Hunted by the many enemy patrols, eight of the group are captured and only two, Lieutenant Graham and Sergeant Corcoran, make it back to the pick-up point where they are rescued by the submarine, despite the presence of an unwelcome enemy patrol boat.

==Cast==

- Dirk Bogarde as Lieut. Graham
- Denholm Elliott as Sgt. Corcoran
- Akim Tamiroff as Captain George One
- Harold Siddons as Lieut. Stevens R.N.
- Eric Pohlmann as Captain Papadapoulos
- William Russell as Lieutenant Poole (credited as Russell Enoch)
- Gérard Oury as Captain George Two
- Sam Kydd as Marine Boyd
- Peter Burton as Marine Barrett
- David Peel as Sgt. Evans
- Michael Mellinger as Toplis
- Alec Mango as Patroklis
- Anthea Leigh as Marika
- Eileen Way as Greek woman
- Lisa Gastoni as George Two's girlfriend
- Kay Callard as nightclub singer
- Robert Rietty as Italian officer
- Christopher Rhodes as German officer

==Production==
They Who Dare was partly shot on location in Cyprus and Malta with Walter Milner Barry, a former SBS officer as technical adviser. A survivor of the raid, David Sutherland, provided a copy of his after action report to screenwriter Robert Westerby. The interiors were shot at Shepperton Studios near London. The film's sets were designed by the art director Donald M. Ashton.

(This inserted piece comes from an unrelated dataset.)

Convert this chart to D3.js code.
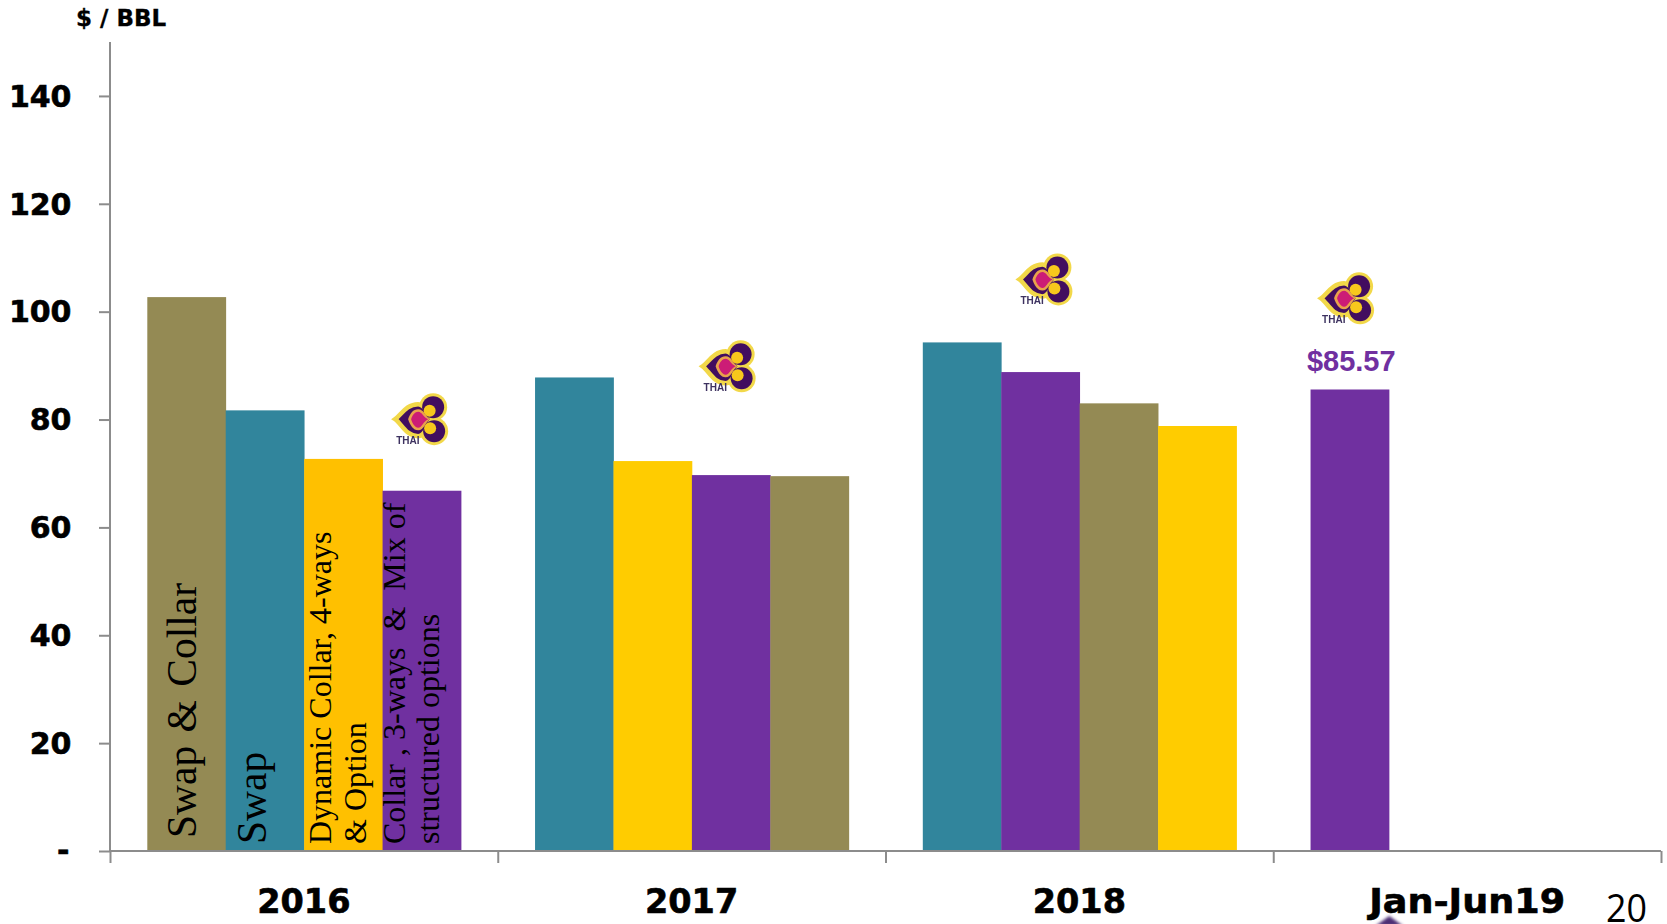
<!DOCTYPE html>
<html><head><meta charset="utf-8">
<script src="https://cdn.jsdelivr.net/npm/d3@7"></script>
<style>html,body{margin:0;padding:0;background:#fff;overflow:hidden}svg{display:block}text{white-space:pre}</style>
</head><body><svg id="c" width="1667" height="924"></svg>
<script>
const periods = ["2016","2017","2018","Jan-Jun19"];
const yTickValues = [0,20,40,60,80,100,120,140];
const values2016 = [102.7,81.7,72.7,66.8];
const values2017 = [87.8,72.3,69.7,69.5];
const values2018 = [94.3,88.8,83.0,78.8];
const values2019 = [85.57];
const kinds2016 = ["olive","teal","amber","purple"];
const kinds2017 = ["teal","yellow","purple","olive"];
const kinds2018 = ["teal","purple","olive","yellow"];
const kinds2019 = ["purple"];
const logoLevels = [79.7,89.5,105.6,102.1];
const logoPositions = [0.805,1.598,2.415,3.193];
const annotation = "$85.57";
const colours = {olive:"#948A54",teal:"#31859C",amber:"#FFC000",yellow:"#FFCC00",purple:"#7030A0"};

const svg = d3.select("#c");
const x0 = d3.scaleBand().domain(periods).range([110,1661]);
const x1 = d3.scaleBand().domain(d3.range(4)).range([37.3,351]);
const xp = d3.scaleLinear().domain([0,4]).range([110,1661]);
const y = d3.scaleLinear().domain([0,150]).range([851,42]);

const groups = [
  {p:periods[0],v:values2016,k:kinds2016},
  {p:periods[1],v:values2017,k:kinds2017},
  {p:periods[2],v:values2018,k:kinds2018},
  {p:periods[3],v:values2019,k:kinds2019}];
groups.forEach(g=>{
  svg.append("g").selectAll("rect").data(g.v).join("rect")
    .attr("x",(d,i)=>x0(g.p)+x1(i)).attr("width",x1.bandwidth()+0.4)
    .attr("y",d=>y(d)).attr("height",d=>y(0)-y(d))
    .attr("fill",(d,i)=>colours[g.k[i]]);
});

// Axes
const axisCol="#8c8c8c";
const yAxis = d3.axisLeft(y).tickValues(yTickValues).tickSize(11).tickPadding(27.5)
  .tickFormat(d=>d===0?"-":d);
const ga = svg.append("g").attr("transform","translate(110,0)").call(yAxis);
ga.select(".domain").attr("stroke",axisCol).attr("stroke-width",2).attr("d","M0,42V851");
ga.selectAll("line").attr("stroke",axisCol).attr("stroke-width",2);
ga.selectAll("text").attr("font-family","DejaVu Sans").attr("font-weight","bold")
  .attr("font-size",30).attr("fill","#000").attr("stroke","#000").attr("stroke-width",0.6).attr("dy","0.34em");
ga.selectAll(".tick").filter(d=>d===0).select("text").attr("dx",-2).attr("dy","0.32em");

const xAxis = d3.axisBottom(xp).tickValues([0,1,2,3,4]).tickSize(12).tickFormat("");
const gx = svg.append("g").attr("transform","translate(0,851)").call(xAxis);
gx.select(".domain").attr("stroke",axisCol).attr("stroke-width",2).attr("d","M110,0H1661");
gx.selectAll("line").attr("stroke",axisCol).attr("stroke-width",2);

svg.append("g").selectAll("text").data(periods).join("text")
  .attr("x",d=>x0(d)+x0.bandwidth()/2).attr("y",913)
  .attr("text-anchor","middle").attr("font-family","DejaVu Sans").attr("font-weight","bold")
  .attr("font-size",33.5).attr("fill","#000").attr("stroke","#000").attr("stroke-width",0.6)
  .attr("textLength",d=>d===periods[3]?196:null).attr("lengthAdjust","spacingAndGlyphs").text(d=>d);

svg.append("text").attr("x",76).attr("y",26).attr("font-family","DejaVu Sans")
  .attr("font-weight","bold").attr("font-size",23).attr("fill","#000").attr("stroke","#000").attr("stroke-width",0.3).text("$ / BBL");

svg.append("text").attr("x",1606).attr("y",922).attr("font-family","Open Sans")
  .attr("font-size",38).attr("textLength",41).attr("lengthAdjust","spacingAndGlyphs").attr("fill","#000").text("20");

svg.append("text").attr("x",x0(periods[3])+x1(0)+x1.bandwidth()/2+1.5).attr("y",y(values2019[0])-18)
  .attr("text-anchor","middle").attr("font-family","Liberation Sans").attr("font-weight","bold")
  .attr("font-size",29).attr("fill",colours.purple).text(annotation);

// Rotated serif labels inside the 2016 bars
const labels = [
  {t:"Swap & Collar",x:196,fs:41.5,b:838,ws:3},
  {t:"Swap",x:266,fs:41.5,b:844,ws:0},
  {t:"Dynamic Collar, 4-ways",x:331,fs:32,b:844,ws:0},
  {t:"& Option",x:366,fs:32,b:844,ws:0},
  {t:"Collar , 3-ways  &  Mix of",x:405,fs:32,b:844,ws:0},
  {t:"structured options",x:439,fs:32,b:844,ws:0}];
svg.append("g").selectAll("text").data(labels).join("text")
  .attr("transform",d=>`translate(${d.x},${d.b}) rotate(-90)`)
  .attr("font-family","Liberation Serif").attr("font-size",d=>d.fs)
  .attr("word-spacing",d=>d.ws).attr("fill","#000").text(d=>d.t);

// Logo
const defs = svg.append("defs");
defs.append("filter").attr("id","soft").attr("x","-20%").attr("y","-20%").attr("width","140%").attr("height","140%")
  .append("feGaussianBlur").attr("stdDeviation",0.7);
defs.append("filter").attr("id","soft2").attr("x","-50%").attr("y","-50%").attr("width","200%").attr("height","200%")
  .append("feGaussianBlur").attr("stdDeviation",1.6);
const logos = svg.append("g").selectAll("g").data(logoPositions).join("g")
  .attr("transform",(d,i)=>`translate(${xp(d)},${y(logoLevels[i])})`).attr("filter","url(#soft)");
logos.each(function(){
  const g=d3.select(this);
  const halo="#F2D84A", dark="#43105F", gold="#F7C81C";
  const drop="M-27,-2C-21,-6 -16,-17 -4,-17C4,-17 5,-6 11,-2C5,2 4,15 -4,15C-16,15 -21,2 -27,-2Z";
  g.append("circle").attr("cx",11).attr("cy",-14).attr("r",14).attr("fill",halo);
  g.append("circle").attr("cx",12).attr("cy",10).attr("r",14).attr("fill",halo);
  g.append("path").attr("d",drop).attr("fill",dark).attr("stroke",halo).attr("stroke-width",4.5);
  g.append("circle").attr("cx",11).attr("cy",-14).attr("r",11).attr("fill",dark);
  g.append("circle").attr("cx",12).attr("cy",10).attr("r",11).attr("fill",dark);
  g.append("circle").attr("cx",7.5).attr("cy",-10.5).attr("r",6).attr("fill",gold);
  g.append("circle").attr("cx",8).attr("cy",7).attr("r",6).attr("fill",gold);
  g.append("path").attr("d","M-14,-2C-12,-8 -9,-12 -4,-12C2,-12 3,-5 8,-2C3,1 2,9 -4,9C-9,9 -12,4 -14,-2Z").attr("fill","#E9A24C");
  g.append("path").attr("d","M-11,-2C-10,-6 -7,-9.5 -4,-9.5C0,-9.5 1,-4 6,-2C1,0 0,6.5 -4,6.5C-7,6.5 -10,2 -11,-2Z").attr("fill","#CC1A76");
  g.append("text").attr("x",-26).attr("y",23).attr("font-family","Liberation Sans").attr("font-weight","bold")
   .attr("font-size",10).attr("fill","#3E3360").text("THAI");
});

// Partly visible logo tip at the bottom edge
svg.append("path").attr("transform",`translate(${xp(3)+116},0)`)
  .attr("d","M0,916L14,926H-14Z").attr("fill","#4E2F75").attr("filter","url(#soft2)");
</script></body></html>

They Who Dare was re-written by Lewis Milestone. When he handed in the film, producer Setton re-edited it. The film was poorly received critically. Dirk Bogarde recalled one film reviewer referred to it as How Dare They in his review.

The Lebanese Air Force provided a pair of Savoia-Marchetti SM.79 aircraft for the film. Bogarde recalled Lewis Milestone insisting on the cast wearing actual 90 pound/40 kilogram backpacks as he felt actors could not convincingly act as if they were carrying a large amount of weight. The cast had a week of exercises with the packs as the script was polished but the weight was reduced to 60 lbs/27 kg.

==Critical reception==
The Monthly Film Bulletin wrote:Any film made by Lewis Milestone on the subject of war is bound to be approached with interest, and this, his second British film, with a theme not unlike that of A Walk in the Sun [1945], perhaps particularly so. But They Who Dare is a disappointment both as an adventure story and as a study of a small group of men under strain. On the adventure story level, the film seems too often vague and implausible in detail – in the sequence of the attack on the airfield, for instance, or the final episode of the rescue by submarine. Only in the scenes of the escape over the mountains is a certain authentic tension generated. The film, though, also has pretensions to be considered as a serious study of men in action. Here the emphasis is placed on the hostility between Graham, uncertain of himself but prepared to take risks "for the kick", and Corcoran, established as an "intellectual" by the fact that he reads poetry aloud. Dirk Bogarde and Denholm Elliott play these parts without much conviction, and the latter's hysterical outburst on the beach strikes a singularly false note; a superficial and indecisive script seems largely to blame. ... Lewis Milestone has always been one of the more uneven of the major Hollywood directors, and They Who Dare indicates, as other films have done, the extent to which he depends on a strong and well-constructed script.Hal Erickson said the film was, "...undeservedly the least-known of director Lewis Milestone's sound films. Set in the Aegean sea during World War II, the film recounts the exploits of Britain's Special Boat Squadron. ... Robert Westerby is credited with the screenplay of They Who Dare, and Lewis Milestone insisted the story was taken verbatim from the reminiscences of the squadron's two survivors."

British film critic Leslie Halliwell said: "Grimmish war actioner with plenty of noise but not much holding power."

In British Sound Films: The Studio Years 1928–1959 David Quinlan rated the film as "good", writing: "Tense if rather superficial wartime adventure."

The Radio Times Guide to Films gave the film 2/5 stars, writing: "Considering director Lewis Milestone was responsible for those combat classics All Quiet on the Western Front [1930] and A Walk in the Sun, this is a very disappointing account of an allied commando raid on Rhodes. Ordered to knock out a couple of airfields, Dirk Bogarde and Denholm Elliott spend as much time squabbling as they do confronting the enemy. The dialogue (much of which was improvised) is sloppy, but the action sequences are convincing."